In particular, in the golf club head 1 in FIGS. 1 and 2, as the arcs form an S shape, the traces 5 extend obliquely near the center of the face. This imparts a slight frictional force having a component in a direction perpendicular to the traces 5 to the spin of the ball which is hit near the center of the faces. Therefore, the golf club head 1 in FIGS. 1 and 2 imparts very slight draw spin to the ball.

In contrast to the golf club head 1 in FIG. 1, when forming S-shaped traces including downward convexes on the toe side and upward convexes on the heel side, the golf club head 1 imparts very slight fade spin.

In the golf club head 1, the corrugations 4 may be formed on the face 3, and thereafter the face 3 may undergo milling to form the arcs 5, 5A, or 5B. Preferably, the face 3 undergoes milling first to form the arcs 5, 5A, 5B, and thereafter the corrugations 4 are formed by cutting.

In this manner, in the manufacture of the golf club head, when forming the corrugations 4 after milling, the edges of the corrugations 4 become sharp to increase the amount of spin.

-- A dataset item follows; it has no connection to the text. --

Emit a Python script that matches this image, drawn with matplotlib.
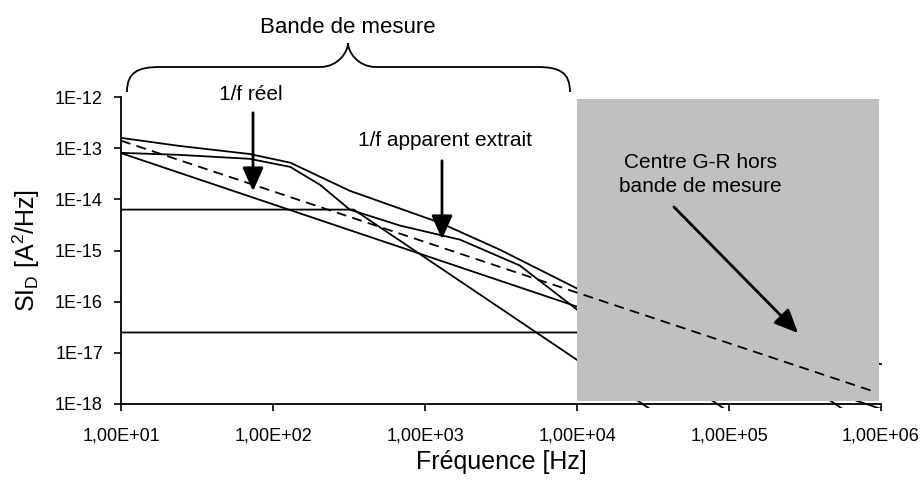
import numpy as np
import matplotlib
matplotlib.use('Agg')
import matplotlib.pyplot as plt
from matplotlib.patches import Rectangle, PathPatch, FancyArrowPatch
from matplotlib.path import Path

plt.rcParams['font.family'] = ['Liberation Sans', 'DejaVu Sans']

# DATA (f in Hz, S in A^2/Hz)
f_reel = [10, 1e6]                      # 1/f reel
s_reel = [8e-14, 8e-19]

f_app = [10, 9e5]                       # 1/f apparent (dashed)
s_app = [1.4e-13, 1.75e-18]

f_gr1 = [10, 340, 1e6]                  # G-R centre in band (asymptotes)
s_gr1 = [6.3e-15, 6.3e-15, 7.3e-22]

f_gr2 = [10, 1e5, 1e6]                  # G-R centre out of band
s_gr2 = [2.5e-17, 2.5e-17, 2.5e-19]

f_tot = [10, 24, 70, 130, 320, 1250, 3100, 1e4, 1e5, 1e6]
s_tot = [1.59e-13, 1.11e-13, 7.7e-14, 5.2e-14, 1.47e-14, 3.5e-15, 1.04e-15, 1.81e-16, 3e-17, 6e-18]

f_mix = [10, 24, 70, 130, 205, 320, 690, 1700, 4200, 1e4, 1e5]
s_mix = [8.1e-14, 7.4e-14, 6.2e-14, 4.3e-14, 1.9e-14, 6.3e-15, 3.05e-15, 1.63e-15, 5.1e-16, 7e-17, 7e-19]

band_out = (1e4, 9.7e5, 1.12e-18, 9.2e-13)   # grey zone: f0, f1, s0, s1

xticks = [1e1, 1e2, 1e3, 1e4, 1e5, 1e6]
xtick_labels = ['1,00E+01', '1,00E+02', '1,00E+03', '1,00E+04', '1,00E+05', '1,00E+06']
yticks = [1e-18, 1e-17, 1e-16, 1e-15, 1e-14, 1e-13, 1e-12]
ytick_labels = ['1E-18', '1E-17', '1E-16', '1E-15', '1E-14', '1E-13', '1E-12']

W, H = 922, 483
fig = plt.figure(figsize=(W / 100, H / 100), dpi=100)
ax = fig.add_axes([121 / W, 1 - 404 / H, 760 / W, 307 / H])


def px(x, y):
    # pixel position (from top-left) -> figure fraction
    return (x / W, 1 - y / H)


# PLOT SECTION
clip = Rectangle((0, -0.013), 1.005, 1.03, transform=ax.transAxes, facecolor='none')
for f, s in [(f_reel, s_reel), (f_gr1, s_gr1), (f_gr2, s_gr2), (f_tot, s_tot), (f_mix, s_mix)]:
    ln, = ax.plot(f, s, color='black', lw=1.3, zorder=2)
    ln.set_clip_path(clip)

x0, x1, y0, y1 = band_out
ax.add_patch(Rectangle((x0, y0), x1 - x0, y1 - y0, facecolor='#c0c0c0', edgecolor='none', zorder=3))

ax.plot(f_app, s_app, color='black', lw=1.3, ls=(0, (5.5, 3.5)), zorder=4)

# AXES
ax.set_xscale('log')
ax.set_yscale('log')
ax.set_xlim(10, 1e6)
ax.set_ylim(1e-18, 1e-12)
ax.set_xticks(xticks, xtick_labels)
ax.set_yticks(yticks, ytick_labels)
ax.minorticks_off()
ax.tick_params(axis='both', labelsize=13, length=5, width=1.2, direction='out', color='black')
ax.tick_params(axis='y', pad=8)
ax.tick_params(axis='x', pad=12)
ax.spines['right'].set_visible(False)
ax.spines['top'].set_visible(False)
ax.spines['left'].set_linewidth(1.3)
ax.spines['bottom'].set_linewidth(1.3)

ax.set_xlabel('Fréquence [Hz]', fontsize=18, labelpad=4)
ax.set_ylabel(r'SI$_\mathregular{D}$ [A$^\mathregular{2}$/Hz]', fontsize=18, labelpad=9)

# ANNOTATIONS
fig.text(*px(348, 33), 'Bande de mesure', fontsize=16, ha='center', va='baseline')
fig.text(*px(251, 100), '1/f réel', fontsize=15, ha='center', va='baseline')
fig.text(*px(445, 146), '1/f apparent extrait', fontsize=15, ha='center', va='baseline')
fig.text(*px(700, 168), 'Centre G-R hors', fontsize=15, ha='center', va='baseline')
fig.text(*px(700, 192), 'bande de mesure', fontsize=15, ha='center', va='baseline')

for a, b in [((253, 110), (253, 194)), ((442, 158), (442, 242)), ((672, 205), (800, 335))]:
    fig.add_artist(FancyArrowPatch(px(*a), px(*b), transform=fig.transFigure,
                                   arrowstyle='-|>,head_length=0.9,head_width=0.4',
                                   mutation_scale=16, lw=2, color='black'))

# curly brace over the measurement band
verts = [px(127, 92), px(127, 72), px(138, 67), px(160, 67),
         px(320, 67), px(338, 67), px(348, 52), px(348, 43),
         px(348, 52), px(358, 67), px(376, 67),
         px(537, 67), px(559, 67), px(570, 72), px(570, 92)]
codes = [Path.MOVETO, Path.CURVE4, Path.CURVE4, Path.CURVE4,
         Path.LINETO, Path.CURVE4, Path.CURVE4, Path.CURVE4,
         Path.CURVE4, Path.CURVE4, Path.CURVE4,
         Path.LINETO, Path.CURVE4, Path.CURVE4, Path.CURVE4]
fig.add_artist(PathPatch(Path(verts, codes), transform=fig.transFigure,
                         facecolor='none', edgecolor='black', lw=1.3))

plt.savefig('out.png', dpi=100)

Preferably, no plating film is formed on the face 3 but an oxide film is formed, and the surface hardness is set to 300 Hv, preferably 250 Hv to 180 Hv. The plating film rounds the edges of the corrugations 4 and decreases steps in the traces. Surface treatment can harden the surface, thus preventing wear.

Preferably, the base material of the face 3 is carbon steel containing 0.1 wt % to 0.5 wt % of carbon, and the oxide film is a Fe3O4 film whose thickness is about 1 μm to 5 μm.

Such a film can prevent light reflection and glare. The low surface hardness as described above can provide a soft hitting feel, particularly a good hitting feel in the approach shot.

As the method of forming the Fe3O4 film, a method called a blackening treatment is preferable, in which the main body of the head is dipped in a 110° C. to 150° C., preferably 120° C. to 140° C. solution of caustic soda, sodium nitrate, sodium nitrite, or the like, and is picked from the solution after the lapse of an appropriate time by checking the degree of discoloration. The dipping time may be about 5 min to 30 min depending on the concentration of the solution. Thus, an oxide film can be formed very easily.

After forming the oxide film, preferably, a corrosion inhibitor oil may be applied to the golf club head to prevent corrosion. Particularly, if putting an oxidized head in a vessel such as a pot containing a corrosion inhibitor oil and boiling the head, the corrosion inhibiting effect can be enhanced.

In each of the golf club heads 1, 1A, and 1B, the entire golf club head may be formed of one material by forging or casting monolithically. Alternatively, the face 3 may be formed of a face plate. The head main body portion other than the face plate may be formed of a material different from that of the face plate. The face plate may be fixed to the head main body by caulking, screw fitting, shrink fitting, expansion fit, welding (e.g., laser welding or electron beam welding), or the like. Forming the face plate separately of the main body of the head can facilitate machining of the face 3. Also, the degrees of freedom in selecting the material of the face 3 increase.

The main body of the head is preferably made of steel, particularly stainless steel. The face 3 is preferably made of soft iron (carbon steel 15C to S35C), stainless steel, pure titanium, a titanium alloy, a copper alloy such as a beryllium-copper alloy, or the like.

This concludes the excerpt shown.